Senior Trudeau government officials confirm discussion on SNC-Lavalin with AG, inquiry needed immediately
The recent SNC-Lavalin scandal in which the PMO has been alleged to have directed the former attorney general to drop a criminal investigation into a company with a long history of bribing government officials, as well as bypassing Canadian laws to donate over $100,000 to the Liberal party, has now gotten dead serious.
According to senior government officials who spoke to the Globe and Mail, “discussions were held with Jody Wilson-Raybould when she was justice minister and attorney-general on options in the case of SNC-Lavalin Group Inc., including shelving a corruption and fraud prosecution to help workers who could be affected if the company were convicted.”
The Prime Minister has publicly denied that his office “directed” Wilson-Raybould, the former AG, but continues to dodge most reporters’ questions.

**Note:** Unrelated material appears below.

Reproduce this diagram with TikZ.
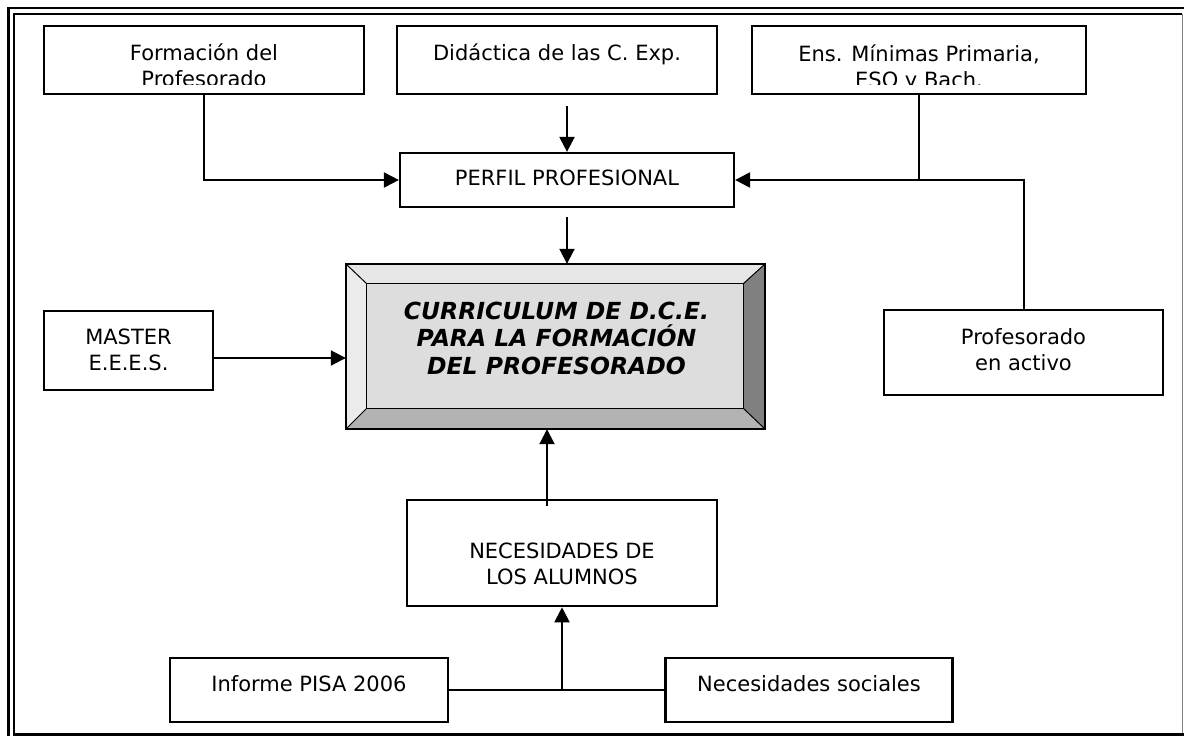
\documentclass[tikz,border=0pt]{standalone}
\usepackage{fontspec}
\setmainfont{DejaVu Sans}
\usetikzlibrary{arrows.meta,calc}
\definecolor{biselsup}{HTML}{E6E6E6}
\definecolor{biselizq}{HTML}{EBEBEB}
\definecolor{biselder}{HTML}{808080}
\definecolor{biselinf}{HTML}{B3B3B3}
\definecolor{biselcen}{HTML}{DDDDDD}
\tikzset{
  caja/.style={draw,line width=2.2pt,inner sep=0pt},
  texto/.style={align=center,inner sep=0pt,font=\fontsize{21}{26}\selectfont},
  titulo/.style={align=center,inner sep=0pt,font=\fontsize{23.5}{27.5}\selectfont\bfseries\itshape},
  flecha/.style={line width=2pt,-{Triangle[length=15pt,width=15pt]}},
  linea/.style={line width=2pt}
}
\begin{document}
\begin{tikzpicture}[x=1pt,y=-1pt]
  \useasboundingbox (0,0) rectangle (1184,736);
  % marco doble
  \draw[line width=2.5pt] (8.5,736) -- (8.5,8) -- (1184,8);
  \draw[line width=2pt] (13.5,736) -- (13.5,13.5) -- (1182,13.5);
  \draw[gray,line width=1.2pt] (1182.5,13.5) -- (1182.5,734);
  \draw[line width=2.5pt] (13.5,734.5) -- (1184,734.5);

  % cajas superiores
  \node[caja,minimum width=320pt,minimum height=68pt] (form) at (204,60) {};
  \node[caja,minimum width=320pt,minimum height=68pt] (did) at (557,60) {};
  \node[caja,minimum width=334pt,minimum height=68pt] (ens) at (919,60) {};
  \begin{scope}
    \clip (form.north west) rectangle ([yshift=11pt]form.south east);
    \node[texto] (formt) at (204,65) {Formación del\\Profesorado};
  \end{scope}
  \node[texto,anchor=base] (didt) at (557,60) {Didáctica de las C. Exp.};
  \begin{scope}
    \clip (ens.north west) rectangle ([yshift=11pt]ens.south east);
    \node[texto] (enst) at (919,68) {Ens. Mínimas Primaria,\\ESO y Bach.};
  \end{scope}

  \node[caja,minimum width=334pt,minimum height=54pt] (perf) at (567,180) {};
  \node[texto,anchor=base] (perft) at (567,185) {PERFIL PROFESIONAL};

  % caja central biselada
  \node[minimum width=419pt,minimum height=165pt,inner sep=0pt] (curr) at (555.5,346.5) {};
  \coordinate (i1) at ($(curr.north west)+(21,20)$);
  \coordinate (i2) at ($(curr.north east)+(-22,20)$);
  \coordinate (i3) at ($(curr.south east)+(-22,-21)$);
  \coordinate (i4) at ($(curr.south west)+(21,-21)$);
  \fill[biselsup] (curr.north west) -- (curr.north east) -- (i2) -- (i1) -- cycle;
  \fill[biselizq] (curr.north west) -- (i1) -- (i4) -- (curr.south west) -- cycle;
  \fill[biselder] (curr.north east) -- (curr.south east) -- (i3) -- (i2) -- cycle;
  \fill[biselinf] (curr.south west) -- (i4) -- (i3) -- (curr.south east) -- cycle;
  \fill[biselcen] (i1) rectangle (i3);
  \draw[line width=1.3pt] (i1) rectangle (i3);
  \draw[line width=1pt] (curr.north west) -- (i1) (curr.north east) -- (i2)
    (curr.south east) -- (i3) (curr.south west) -- (i4);
  \draw[line width=2pt] (curr.north west) rectangle (curr.south east);
  \node[titulo] (currt) at (556.5,338) {CURRICULUM DE D.C.E.\\PARA LA FORMACIÓN\\DEL PROFESORADO};

  \node[caja,minimum width=169pt,minimum height=79pt] (mast) at (128.5,350.5) {};
  \node[texto] (mastt) at (128.5,349.5) {MASTER\\E.E.E.S.};
  \node[caja,minimum width=279pt,minimum height=85pt] (prof) at (1023.5,352.5) {};
  \node[texto] (proft) at (1023.5,350) {Profesorado\\en activo};

  % cajas inferiores
  \node[caja,minimum width=310pt,minimum height=106pt,line width=2.6pt] (nec) at (562,553) {};
  \node[texto] (nect) at (562,564) {NECESIDADES DE\\LOS ALUMNOS};
  \node[caja,minimum width=278pt,minimum height=64pt] (inf) at (309,690) {};
  \node[texto,anchor=base] (inft) at (309,691) {Informe PISA 2006};
  \node[caja,minimum width=287pt,minimum height=64pt] (soc) at (809,690) {};
  \node[texto,anchor=base] (soct) at (809,691) {Necesidades sociales};

  % conectores
  \draw[flecha] (form) |- (perf);
  \coordinate (d1) at (did.south -| perf.north);
  \draw[flecha] ([yshift=-11pt]d1) -- (perf.north);
  \draw[flecha] (ens) |- (perf);
  \coordinate (nudo1) at (ens.south |- perf.east);
  \draw[linea] (prof.north) |- (nudo1);
  \coordinate (p1) at (perf.south |- curr.north);
  \draw[flecha] ([yshift=-9pt]perf.south) -- (p1);
  \coordinate (m1) at ([yshift=-7.5pt]mast.east);
  \draw[flecha] (m1) -- (m1 -| curr.west);
  \coordinate (n1) at ([xshift=-15pt,yshift=-7pt]nec.north);
  \draw[flecha] (n1) -- (n1 |- curr.south);
  \draw[linea] (inf.east) -- (soc.west);
  \coordinate (nudo2) at (nec.south |- inf.east);
  \draw[flecha] (nudo2) -- (nec.south);
\end{tikzpicture}
\end{document}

Trudeau has also skipped out on question period during this time, while former AG Jody Wilson-Raybould has stuck to her client confidentiality and has refused to speak candidly to the public.
The lack of transparency to all Canadians has led both the NDP and Conservative party leaders to call for either an ethics investigation or an emergency meeting with the Parliamentary Justice Committee in order to question multiple members of the Liberal government.

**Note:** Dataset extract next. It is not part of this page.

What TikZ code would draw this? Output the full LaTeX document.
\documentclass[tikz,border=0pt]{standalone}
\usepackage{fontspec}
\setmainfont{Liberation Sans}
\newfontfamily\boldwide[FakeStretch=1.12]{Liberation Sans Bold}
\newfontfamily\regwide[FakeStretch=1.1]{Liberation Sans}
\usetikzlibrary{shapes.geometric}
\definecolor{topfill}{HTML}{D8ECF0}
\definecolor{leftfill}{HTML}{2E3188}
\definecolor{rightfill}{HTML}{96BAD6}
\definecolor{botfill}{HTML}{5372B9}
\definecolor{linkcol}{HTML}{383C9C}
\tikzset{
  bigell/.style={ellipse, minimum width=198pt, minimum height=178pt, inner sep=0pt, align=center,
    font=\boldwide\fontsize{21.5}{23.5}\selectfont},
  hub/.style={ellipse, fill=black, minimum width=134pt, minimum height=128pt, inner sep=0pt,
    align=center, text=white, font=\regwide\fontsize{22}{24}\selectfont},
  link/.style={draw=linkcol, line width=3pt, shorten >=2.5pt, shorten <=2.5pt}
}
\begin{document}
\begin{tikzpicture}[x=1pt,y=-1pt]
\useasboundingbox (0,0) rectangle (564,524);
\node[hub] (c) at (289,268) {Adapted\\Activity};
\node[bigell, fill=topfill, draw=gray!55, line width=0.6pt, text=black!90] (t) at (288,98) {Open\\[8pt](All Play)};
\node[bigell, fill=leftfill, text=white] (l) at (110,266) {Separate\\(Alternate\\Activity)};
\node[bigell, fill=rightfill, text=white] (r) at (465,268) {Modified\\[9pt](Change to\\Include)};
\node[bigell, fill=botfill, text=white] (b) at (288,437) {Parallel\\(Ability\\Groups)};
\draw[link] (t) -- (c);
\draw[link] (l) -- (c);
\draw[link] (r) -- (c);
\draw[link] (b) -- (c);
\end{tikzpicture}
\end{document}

On top of this, the father of former Attorney General has publicly called out the Trudeau government on Facebook, before doing an interview with Maclean’s noting that her daughter had been “kicked in the teeth”.

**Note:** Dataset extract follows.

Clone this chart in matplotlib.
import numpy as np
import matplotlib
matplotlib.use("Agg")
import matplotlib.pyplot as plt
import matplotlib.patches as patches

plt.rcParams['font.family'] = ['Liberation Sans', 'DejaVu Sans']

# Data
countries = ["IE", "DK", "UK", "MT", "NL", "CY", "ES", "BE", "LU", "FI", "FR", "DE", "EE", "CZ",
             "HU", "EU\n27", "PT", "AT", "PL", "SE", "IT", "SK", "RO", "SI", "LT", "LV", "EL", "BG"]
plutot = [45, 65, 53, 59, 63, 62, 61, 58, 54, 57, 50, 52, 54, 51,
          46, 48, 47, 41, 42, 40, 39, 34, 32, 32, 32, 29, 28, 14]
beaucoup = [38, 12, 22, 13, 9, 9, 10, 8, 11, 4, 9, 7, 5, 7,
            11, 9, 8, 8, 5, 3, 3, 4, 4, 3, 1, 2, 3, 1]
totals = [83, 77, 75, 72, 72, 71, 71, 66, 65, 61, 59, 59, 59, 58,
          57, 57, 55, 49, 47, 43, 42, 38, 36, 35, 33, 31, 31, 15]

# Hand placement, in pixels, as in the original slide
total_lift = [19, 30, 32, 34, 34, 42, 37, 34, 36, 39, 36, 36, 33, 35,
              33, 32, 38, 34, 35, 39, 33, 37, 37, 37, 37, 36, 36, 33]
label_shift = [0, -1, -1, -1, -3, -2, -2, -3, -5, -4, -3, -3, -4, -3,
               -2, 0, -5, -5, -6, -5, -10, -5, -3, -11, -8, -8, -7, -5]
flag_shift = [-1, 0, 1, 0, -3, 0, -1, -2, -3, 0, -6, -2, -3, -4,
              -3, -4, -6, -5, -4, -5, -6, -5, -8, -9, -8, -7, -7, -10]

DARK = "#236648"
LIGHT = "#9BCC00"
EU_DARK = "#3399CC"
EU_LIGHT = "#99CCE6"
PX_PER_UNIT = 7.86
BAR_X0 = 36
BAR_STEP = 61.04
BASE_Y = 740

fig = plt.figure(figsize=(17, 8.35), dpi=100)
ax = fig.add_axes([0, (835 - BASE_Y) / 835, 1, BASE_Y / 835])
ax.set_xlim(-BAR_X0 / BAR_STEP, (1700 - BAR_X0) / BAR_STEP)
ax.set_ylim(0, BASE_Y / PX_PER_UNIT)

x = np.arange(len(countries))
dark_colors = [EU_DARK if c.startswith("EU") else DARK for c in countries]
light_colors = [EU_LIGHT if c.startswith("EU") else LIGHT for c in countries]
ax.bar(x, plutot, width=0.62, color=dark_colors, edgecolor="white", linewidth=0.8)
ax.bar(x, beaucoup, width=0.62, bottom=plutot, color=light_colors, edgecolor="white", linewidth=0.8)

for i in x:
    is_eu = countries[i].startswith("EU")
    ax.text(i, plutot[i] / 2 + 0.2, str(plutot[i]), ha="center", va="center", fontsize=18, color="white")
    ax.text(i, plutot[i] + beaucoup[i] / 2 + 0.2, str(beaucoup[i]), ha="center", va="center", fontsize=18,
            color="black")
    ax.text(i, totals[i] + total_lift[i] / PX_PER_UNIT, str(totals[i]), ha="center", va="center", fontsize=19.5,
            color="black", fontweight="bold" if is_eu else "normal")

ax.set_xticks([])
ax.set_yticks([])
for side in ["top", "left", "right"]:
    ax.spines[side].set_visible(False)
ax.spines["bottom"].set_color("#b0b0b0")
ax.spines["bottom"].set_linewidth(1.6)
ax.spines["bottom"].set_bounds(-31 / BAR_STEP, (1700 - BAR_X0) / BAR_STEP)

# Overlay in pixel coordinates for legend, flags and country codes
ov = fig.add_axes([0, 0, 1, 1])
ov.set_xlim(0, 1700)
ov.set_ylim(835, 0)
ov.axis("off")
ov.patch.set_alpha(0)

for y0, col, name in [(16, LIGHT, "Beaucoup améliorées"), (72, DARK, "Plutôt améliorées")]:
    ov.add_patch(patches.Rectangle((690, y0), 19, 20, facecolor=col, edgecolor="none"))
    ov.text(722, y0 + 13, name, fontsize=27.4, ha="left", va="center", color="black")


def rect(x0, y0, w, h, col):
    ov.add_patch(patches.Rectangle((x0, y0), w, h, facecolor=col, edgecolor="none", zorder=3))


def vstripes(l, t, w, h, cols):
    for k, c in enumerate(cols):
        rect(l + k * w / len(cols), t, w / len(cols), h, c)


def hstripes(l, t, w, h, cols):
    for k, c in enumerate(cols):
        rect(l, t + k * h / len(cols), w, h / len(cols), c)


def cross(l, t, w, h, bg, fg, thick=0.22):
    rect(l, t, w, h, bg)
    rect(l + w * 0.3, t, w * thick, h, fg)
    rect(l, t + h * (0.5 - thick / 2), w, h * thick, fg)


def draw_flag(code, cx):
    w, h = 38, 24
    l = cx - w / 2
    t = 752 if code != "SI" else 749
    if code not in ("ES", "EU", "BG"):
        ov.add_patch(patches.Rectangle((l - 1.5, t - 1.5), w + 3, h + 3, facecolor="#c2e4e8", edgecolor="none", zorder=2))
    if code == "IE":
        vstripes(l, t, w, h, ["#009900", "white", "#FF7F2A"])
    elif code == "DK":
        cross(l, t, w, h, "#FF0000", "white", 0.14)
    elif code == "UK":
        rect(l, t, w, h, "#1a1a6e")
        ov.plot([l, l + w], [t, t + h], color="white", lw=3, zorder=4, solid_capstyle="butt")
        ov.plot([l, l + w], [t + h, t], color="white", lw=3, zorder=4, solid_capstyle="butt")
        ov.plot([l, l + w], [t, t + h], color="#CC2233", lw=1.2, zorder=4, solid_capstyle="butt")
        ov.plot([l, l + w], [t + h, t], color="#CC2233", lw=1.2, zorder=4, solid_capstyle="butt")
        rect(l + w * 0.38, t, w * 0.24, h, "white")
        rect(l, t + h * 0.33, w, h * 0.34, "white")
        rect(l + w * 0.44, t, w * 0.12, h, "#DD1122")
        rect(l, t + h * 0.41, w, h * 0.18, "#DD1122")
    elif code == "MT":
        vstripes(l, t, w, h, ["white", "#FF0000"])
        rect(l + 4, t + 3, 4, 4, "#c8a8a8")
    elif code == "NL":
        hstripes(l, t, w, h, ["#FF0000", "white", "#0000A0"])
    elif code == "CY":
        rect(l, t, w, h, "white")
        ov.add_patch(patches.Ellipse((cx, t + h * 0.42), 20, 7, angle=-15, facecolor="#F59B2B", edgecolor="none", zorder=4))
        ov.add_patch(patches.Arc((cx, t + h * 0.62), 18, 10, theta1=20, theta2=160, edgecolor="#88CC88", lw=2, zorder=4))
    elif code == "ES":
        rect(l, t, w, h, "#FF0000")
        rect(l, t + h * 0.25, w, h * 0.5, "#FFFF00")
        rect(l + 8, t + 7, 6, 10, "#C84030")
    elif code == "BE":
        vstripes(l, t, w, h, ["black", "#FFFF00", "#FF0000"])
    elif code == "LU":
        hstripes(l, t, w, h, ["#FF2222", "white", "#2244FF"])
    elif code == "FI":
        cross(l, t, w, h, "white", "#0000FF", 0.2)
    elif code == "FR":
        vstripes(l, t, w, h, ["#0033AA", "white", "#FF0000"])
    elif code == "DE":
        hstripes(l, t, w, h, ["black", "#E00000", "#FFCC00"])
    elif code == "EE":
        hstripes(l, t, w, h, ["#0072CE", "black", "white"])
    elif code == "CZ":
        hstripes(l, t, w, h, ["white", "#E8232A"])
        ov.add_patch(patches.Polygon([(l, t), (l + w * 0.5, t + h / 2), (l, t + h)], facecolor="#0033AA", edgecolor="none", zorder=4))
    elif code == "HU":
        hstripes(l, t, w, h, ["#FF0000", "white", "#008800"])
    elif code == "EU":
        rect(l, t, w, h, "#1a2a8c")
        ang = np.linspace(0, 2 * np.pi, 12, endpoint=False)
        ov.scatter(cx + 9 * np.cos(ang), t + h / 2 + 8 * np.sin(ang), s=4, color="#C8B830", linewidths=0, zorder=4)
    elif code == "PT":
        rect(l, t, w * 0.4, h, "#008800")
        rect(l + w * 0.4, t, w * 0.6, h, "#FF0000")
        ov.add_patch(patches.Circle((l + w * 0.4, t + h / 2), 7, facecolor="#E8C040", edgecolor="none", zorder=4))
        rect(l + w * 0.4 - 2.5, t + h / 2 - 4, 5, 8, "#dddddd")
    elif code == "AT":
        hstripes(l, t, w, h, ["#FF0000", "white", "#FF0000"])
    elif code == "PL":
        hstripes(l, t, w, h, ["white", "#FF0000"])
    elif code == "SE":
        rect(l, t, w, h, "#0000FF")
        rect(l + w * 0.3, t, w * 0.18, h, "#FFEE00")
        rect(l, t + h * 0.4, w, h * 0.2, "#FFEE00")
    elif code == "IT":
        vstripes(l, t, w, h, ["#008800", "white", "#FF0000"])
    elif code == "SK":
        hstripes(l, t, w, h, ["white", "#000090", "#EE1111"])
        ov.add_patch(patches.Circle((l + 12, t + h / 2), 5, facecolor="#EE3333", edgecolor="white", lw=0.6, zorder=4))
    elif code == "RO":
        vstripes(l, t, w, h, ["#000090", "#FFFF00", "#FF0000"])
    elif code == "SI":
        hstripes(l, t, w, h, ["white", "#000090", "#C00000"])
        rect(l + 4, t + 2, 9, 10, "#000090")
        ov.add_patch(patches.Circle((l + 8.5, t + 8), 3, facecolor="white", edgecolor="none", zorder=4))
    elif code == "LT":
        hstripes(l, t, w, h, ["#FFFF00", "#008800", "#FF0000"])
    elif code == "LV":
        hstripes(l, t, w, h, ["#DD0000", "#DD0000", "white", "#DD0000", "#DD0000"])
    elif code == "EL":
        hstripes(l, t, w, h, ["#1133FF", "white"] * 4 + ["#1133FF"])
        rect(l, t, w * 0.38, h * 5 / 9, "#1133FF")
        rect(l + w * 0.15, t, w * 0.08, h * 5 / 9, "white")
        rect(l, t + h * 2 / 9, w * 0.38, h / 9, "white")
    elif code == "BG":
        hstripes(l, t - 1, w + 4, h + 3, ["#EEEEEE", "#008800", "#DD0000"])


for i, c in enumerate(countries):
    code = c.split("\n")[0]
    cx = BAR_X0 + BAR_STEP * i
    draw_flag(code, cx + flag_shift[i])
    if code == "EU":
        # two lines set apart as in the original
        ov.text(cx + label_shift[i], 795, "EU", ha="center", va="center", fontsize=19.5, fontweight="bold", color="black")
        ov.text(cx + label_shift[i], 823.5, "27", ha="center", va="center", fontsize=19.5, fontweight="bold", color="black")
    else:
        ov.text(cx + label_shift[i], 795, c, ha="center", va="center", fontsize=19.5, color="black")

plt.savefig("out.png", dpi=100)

With such an intense scandal, one can’t help but recall the words of a younger and less political Trudeau, who once quipped, “It’s hard not to feel disappointed in your government when every day there is a new scandal.”
Now, it feels like that in Canada. In fact, it feels even worse than that.
In this moment, many Canadians have the genuine feeling that our government is covering up a scandal.
The fact that an Attorney General was “pressed” into potentially dropping a criminal investigation, and when she refused, she was fired. Soon after that, a new AG was approved. If that isn’t worthy of interest, I don’t know what is.
With Canadians, the opposition, and the media asking questions, we have been left with nothing but a quick, dismissive response. There has been no proof and certainly no serious commitments to look into the matter.
This case is truly serious and underpins some of the most basic beliefs Canadians adhere to in our legal system as well as our political system. If the Prime Minister, his party, or his cabinet practice what they preach regarding transparency, then they should openly welcome a public investigation into this matter.
Nothing less will suffice for the Canadian people.